- Brief -
Please transcribe the data below exactly. Leave the pictures out.

Entries taken from a collection:
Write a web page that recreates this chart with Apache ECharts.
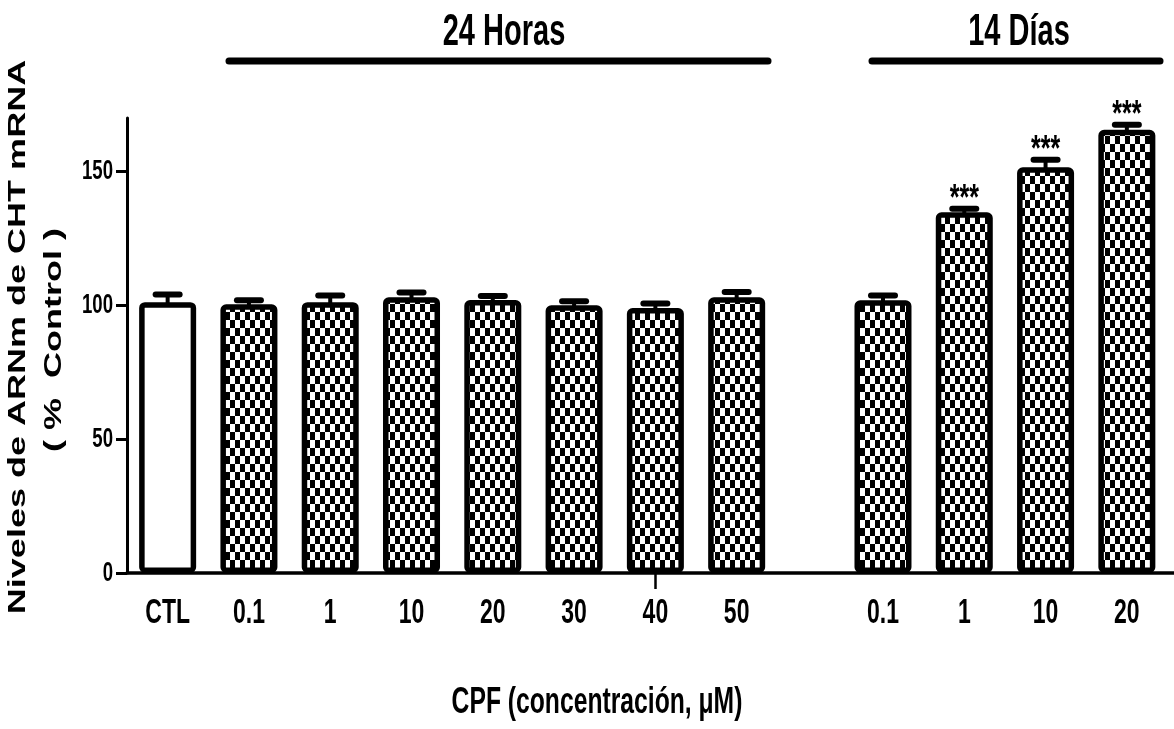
<!DOCTYPE html>
<html><head><meta charset="utf-8">
<script src="https://cdn.jsdelivr.net/npm/echarts@6/dist/echarts.min.js"></script>
<style>html,body{margin:0;padding:0;background:#fff}#c{width:1174px;height:729px}</style>
</head><body><div id="c"></div>
<script>
// ---- data ----
const categories = ['CTL', '0.1', '1', '10', '20', '30', '40', '50', '0.1', '1', '10', '20'];
const values = [101.2, 100.4, 101.2, 103, 102, 100, 99, 103, 101.9, 134.8, 151.6, 165.6];
const errors = [2.9, 1.5, 2.5, 1.8, 1.5, 1.5, 1.7, 2, 1.8, 1.3, 2.8, 1.9];
const significance = ['', '', '', '', '', '', '', '', '', '***', '***', '***'];
const yTicks = [0, 50, 100, 150];
const groupTitles = ['24 Horas', '14 Días'];
const yTitle = ['Niveles de ARNm de CHT mRNA', '( %  Control )'];
const xTitle = 'CPF (concentración, μM)';

// ---- layout ----
const FIRST_GROUP_SIZE = 8;   // CTL + 7 doses at 24 h
const GROUP_GAP = 0.8;        // extra space before the 14-day group
const X_MIN = -0.5, X_MAX = 12.38;
const xPos = categories.map((c, i) => i < FIRST_GROUP_SIZE ? i : i + GROUP_GAP);

function checker() {
  const cv = document.createElement('canvas');
  cv.width = 10; cv.height = 16;
  const g = cv.getContext('2d');
  g.fillStyle = '#fff'; g.fillRect(0, 0, 10, 16);
  g.fillStyle = '#000';
  g.fillRect(0, 0, 5, 8);
  g.fillRect(5, 8, 5, 8);
  return cv;
}
const pattern = { image: checker(), repeat: 'repeat' };

const font = '"Liberation Sans", Arial, sans-serif';
const STRETCH = 1.5;  // the reference's lettering is tall and narrow

const chart = echarts.init(document.getElementById('c'));
chart.setOption({
  animation: false,
  backgroundColor: '#fff',
  grid: { left: 127, right: 0, top: 118, bottom: 156, containLabel: false },
  xAxis: {
    type: 'value', min: X_MIN, max: X_MAX,
    splitLine: { show: false },
    axisLine: { show: true, onZero: false, lineStyle: { color: '#000', width: 3.5 } },
    axisTick: { show: true, customValues: [xPos[6]], length: 16, inside: false, lineStyle: { color: '#000', width: 2.5 } },
    axisLabel: { show: false }
  },
  yAxis: {
    type: 'value', min: 0, max: 170,
    splitLine: { show: false },
    axisLine: { show: true, onZero: false, lineStyle: { color: '#000', width: 3 } },
    axisTick: { show: true, customValues: yTicks, length: 11, lineStyle: { color: '#000', width: 3 } },
    axisLabel: { show: false }
  },
  series: [
    {
      type: 'bar',
      barWidth: 57,
      data: values.map((v, i) => ({
        value: [xPos[i], v],
        itemStyle: i === 0 ? { color: '#fff' } : {}
      })),
      itemStyle: { color: pattern, borderColor: '#000', borderWidth: 5.5, borderRadius: 3 },
      z: 2
    },
    {
      type: 'custom',
      clip: false,
      z: 3,
      data: values.map((v, i) => [xPos[i], v, errors[i], i]),
      renderItem: (params, api) => {
        const x = api.value(0), v = api.value(1), e = api.value(2), idx = api.value(3);
        const base = api.coord([x, v]);
        const top = api.coord([x, v + e]);
        const children = [
          { type: 'line', shape: { x1: base[0], y1: base[1] + 2, x2: top[0], y2: top[1] }, style: { stroke: '#000', lineWidth: 4 } },
          { type: 'rect', shape: { x: top[0] - 15, y: top[1] - 3, width: 30, height: 6, r: 3 }, style: { fill: '#000' } }
        ];
        if (significance[idx]) {
          children.push({
            type: 'text', x: top[0], y: top[1] - 9, scaleY: STRETCH,
            style: { text: significance[idx], font: 'bold 25px ' + font, textAlign: 'center', textVerticalAlign: 'middle', fill: '#000' }
          });
        }
        return { type: 'group', children };
      }
    },
    {
      // x tick labels
      type: 'custom',
      clip: false,
      silent: true,
      data: xPos.map((p, i) => [p, 0, i]),
      renderItem: (params, api) => {
        const pt = api.coord([api.value(0), api.value(1)]);
        return {
          type: 'text', x: pt[0], y: pt[1] + 40, scaleY: STRETCH,
          style: { text: categories[api.value(2)], font: 'bold 23px ' + font, textAlign: 'center', textVerticalAlign: 'middle', fill: '#000' }
        };
      }
    },
    {
      // y tick labels
      type: 'custom',
      clip: false,
      silent: true,
      data: yTicks.map(t => [X_MIN, t]),
      renderItem: (params, api) => {
        const pt = api.coord([api.value(0), api.value(1)]);
        return {
          type: 'text', x: pt[0] - 14, y: pt[1], scaleY: STRETCH,
          style: { text: String(api.value(1)), font: 'bold 18.6px ' + font, textAlign: 'right', textVerticalAlign: 'middle', fill: '#000' }
        };
      }
    }
  ],
  graphic: [
    { type: 'text', x: 18, y: 337, rotation: Math.PI / 2, scaleX: 1.47,
      style: { text: yTitle[0], font: 'bold 24.5px ' + font, textAlign: 'center', textVerticalAlign: 'middle', fill: '#000' } },
    { type: 'text', x: 54, y: 340, rotation: Math.PI / 2, scaleX: 1.47,
      style: { text: yTitle[1], font: 'bold 24.5px ' + font, textAlign: 'center', textVerticalAlign: 'middle', fill: '#000' } },
    { type: 'text', x: 504, y: 33, scaleY: STRETCH,
      style: { text: groupTitles[0], font: 'bold 29px ' + font, textAlign: 'center', textVerticalAlign: 'middle', fill: '#000' } },
    { type: 'text', x: 1019, y: 33, scaleY: STRETCH,
      style: { text: groupTitles[1], font: 'bold 29px ' + font, textAlign: 'center', textVerticalAlign: 'middle', fill: '#000' } },
    { type: 'line', shape: { x1: 229, y1: 61, x2: 768, y2: 61 }, style: { stroke: '#000', lineWidth: 7, lineCap: 'round' } },
    { type: 'line', shape: { x1: 872, y1: 61, x2: 1160, y2: 61 }, style: { stroke: '#000', lineWidth: 7, lineCap: 'round' } },
    { type: 'text', x: 597, y: 703, scaleY: STRETCH,
      style: { text: xTitle, font: 'bold 24.7px ' + font, textAlign: 'center', textVerticalAlign: 'middle', fill: '#000' } }
  ]
});
</script>
</body></html>
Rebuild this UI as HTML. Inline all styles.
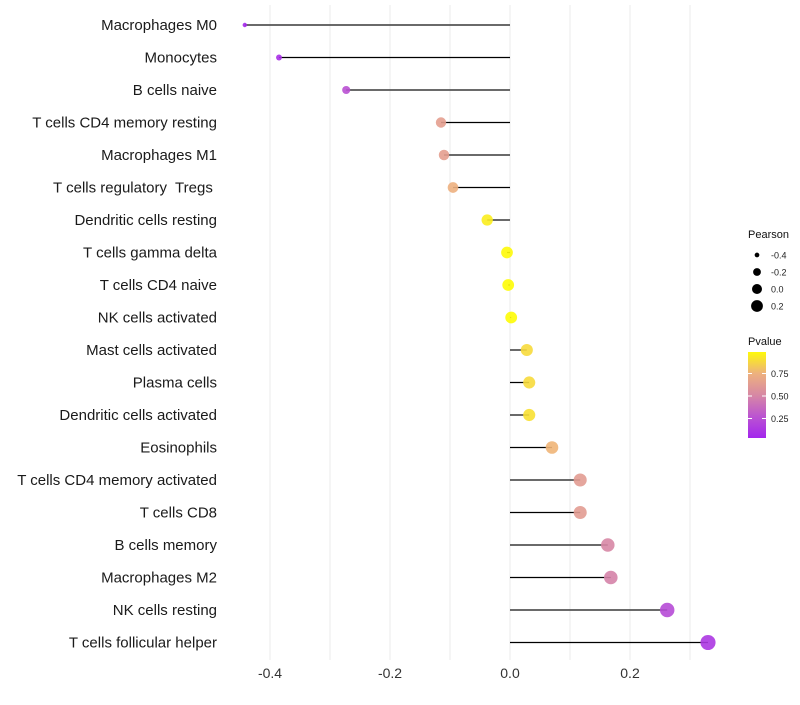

- Written answer -
Write a web page that recreates this chart with Apache ECharts.
<!DOCTYPE html>
<html><head><meta charset="utf-8">
<script src="https://cdn.jsdelivr.net/npm/echarts@6/dist/echarts.min.js"></script>
<style>html,body{margin:0;padding:0;background:#fff}#c{width:1174px;height:729px}</style>
</head><body><div id="c"></div>
<script>
// ---- data ----
const categories = ['CTL', '0.1', '1', '10', '20', '30', '40', '50', '0.1', '1', '10', '20'];
const values = [101.2, 100.4, 101.2, 103, 102, 100, 99, 103, 101.9, 134.8, 151.6, 165.6];
const errors = [2.9, 1.5, 2.5, 1.8, 1.5, 1.5, 1.7, 2, 1.8, 1.3, 2.8, 1.9];
const significance = ['', '', '', '', '', '', '', '', '', '***', '***', '***'];
const yTicks = [0, 50, 100, 150];
const groupTitles = ['24 Horas', '14 Días'];
const yTitle = ['Niveles de ARNm de CHT mRNA', '( %  Control )'];
const xTitle = 'CPF (concentración, μM)';

// ---- layout ----
const FIRST_GROUP_SIZE = 8;   // CTL + 7 doses at 24 h
const GROUP_GAP = 0.8;        // extra space before the 14-day group
const X_MIN = -0.5, X_MAX = 12.38;
const xPos = categories.map((c, i) => i < FIRST_GROUP_SIZE ? i : i + GROUP_GAP);

function checker() {
  const cv = document.createElement('canvas');
  cv.width = 10; cv.height = 16;
  const g = cv.getContext('2d');
  g.fillStyle = '#fff'; g.fillRect(0, 0, 10, 16);
  g.fillStyle = '#000';
  g.fillRect(0, 0, 5, 8);
  g.fillRect(5, 8, 5, 8);
  return cv;
}
const pattern = { image: checker(), repeat: 'repeat' };

const font = '"Liberation Sans", Arial, sans-serif';
const STRETCH = 1.5;  // the reference's lettering is tall and narrow

const chart = echarts.init(document.getElementById('c'));
chart.setOption({
  animation: false,
  backgroundColor: '#fff',
  grid: { left: 127, right: 0, top: 118, bottom: 156, containLabel: false },
  xAxis: {
    type: 'value', min: X_MIN, max: X_MAX,
    splitLine: { show: false },
    axisLine: { show: true, onZero: false, lineStyle: { color: '#000', width: 3.5 } },
    axisTick: { show: true, customValues: [xPos[6]], length: 16, inside: false, lineStyle: { color: '#000', width: 2.5 } },
    axisLabel: { show: false }
  },
  yAxis: {
    type: 'value', min: 0, max: 170,
    splitLine: { show: false },
    axisLine: { show: true, onZero: false, lineStyle: { color: '#000', width: 3 } },
    axisTick: { show: true, customValues: yTicks, length: 11, lineStyle: { color: '#000', width: 3 } },
    axisLabel: { show: false }
  },
  series: [
    {
      type: 'bar',
      barWidth: 57,
      data: values.map((v, i) => ({
        value: [xPos[i], v],
        itemStyle: i === 0 ? { color: '#fff' } : {}
      })),
      itemStyle: { color: pattern, borderColor: '#000', borderWidth: 5.5, borderRadius: 3 },
      z: 2
    },
    {
      type: 'custom',
      clip: false,
      z: 3,
      data: values.map((v, i) => [xPos[i], v, errors[i], i]),
      renderItem: (params, api) => {
        const x = api.value(0), v = api.value(1), e = api.value(2), idx = api.value(3);
        const base = api.coord([x, v]);
        const top = api.coord([x, v + e]);
        const children = [
          { type: 'line', shape: { x1: base[0], y1: base[1] + 2, x2: top[0], y2: top[1] }, style: { stroke: '#000', lineWidth: 4 } },
          { type: 'rect', shape: { x: top[0] - 15, y: top[1] - 3, width: 30, height: 6, r: 3 }, style: { fill: '#000' } }
        ];
        if (significance[idx]) {
          children.push({
            type: 'text', x: top[0], y: top[1] - 9, scaleY: STRETCH,
            style: { text: significance[idx], font: 'bold 25px ' + font, textAlign: 'center', textVerticalAlign: 'middle', fill: '#000' }
          });
        }
        return { type: 'group', children };
      }
    },
    {
      // x tick labels
      type: 'custom',
      clip: false,
      silent: true,
      data: xPos.map((p, i) => [p, 0, i]),
      renderItem: (params, api) => {
        const pt = api.coord([api.value(0), api.value(1)]);
        return {
          type: 'text', x: pt[0], y: pt[1] + 40, scaleY: STRETCH,
          style: { text: categories[api.value(2)], font: 'bold 23px ' + font, textAlign: 'center', textVerticalAlign: 'middle', fill: '#000' }
        };
      }
    },
    {
      // y tick labels
      type: 'custom',
      clip: false,
      silent: true,
      data: yTicks.map(t => [X_MIN, t]),
      renderItem: (params, api) => {
        const pt = api.coord([api.value(0), api.value(1)]);
        return {
          type: 'text', x: pt[0] - 14, y: pt[1], scaleY: STRETCH,
          style: { text: String(api.value(1)), font: 'bold 18.6px ' + font, textAlign: 'right', textVerticalAlign: 'middle', fill: '#000' }
        };
      }
    }
  ],
  graphic: [
    { type: 'text', x: 18, y: 337, rotation: Math.PI / 2, scaleX: 1.47,
      style: { text: yTitle[0], font: 'bold 24.5px ' + font, textAlign: 'center', textVerticalAlign: 'middle', fill: '#000' } },
    { type: 'text', x: 54, y: 340, rotation: Math.PI / 2, scaleX: 1.47,
      style: { text: yTitle[1], font: 'bold 24.5px ' + font, textAlign: 'center', textVerticalAlign: 'middle', fill: '#000' } },
    { type: 'text', x: 504, y: 33, scaleY: STRETCH,
      style: { text: groupTitles[0], font: 'bold 29px ' + font, textAlign: 'center', textVerticalAlign: 'middle', fill: '#000' } },
    { type: 'text', x: 1019, y: 33, scaleY: STRETCH,
      style: { text: groupTitles[1], font: 'bold 29px ' + font, textAlign: 'center', textVerticalAlign: 'middle', fill: '#000' } },
    { type: 'line', shape: { x1: 229, y1: 61, x2: 768, y2: 61 }, style: { stroke: '#000', lineWidth: 7, lineCap: 'round' } },
    { type: 'line', shape: { x1: 872, y1: 61, x2: 1160, y2: 61 }, style: { stroke: '#000', lineWidth: 7, lineCap: 'round' } },
    { type: 'text', x: 597, y: 703, scaleY: STRETCH,
      style: { text: xTitle, font: 'bold 24.7px ' + font, textAlign: 'center', textVerticalAlign: 'middle', fill: '#000' } }
  ]
});
</script>
</body></html>
Rebuild this UI as HTML. Inline all styles.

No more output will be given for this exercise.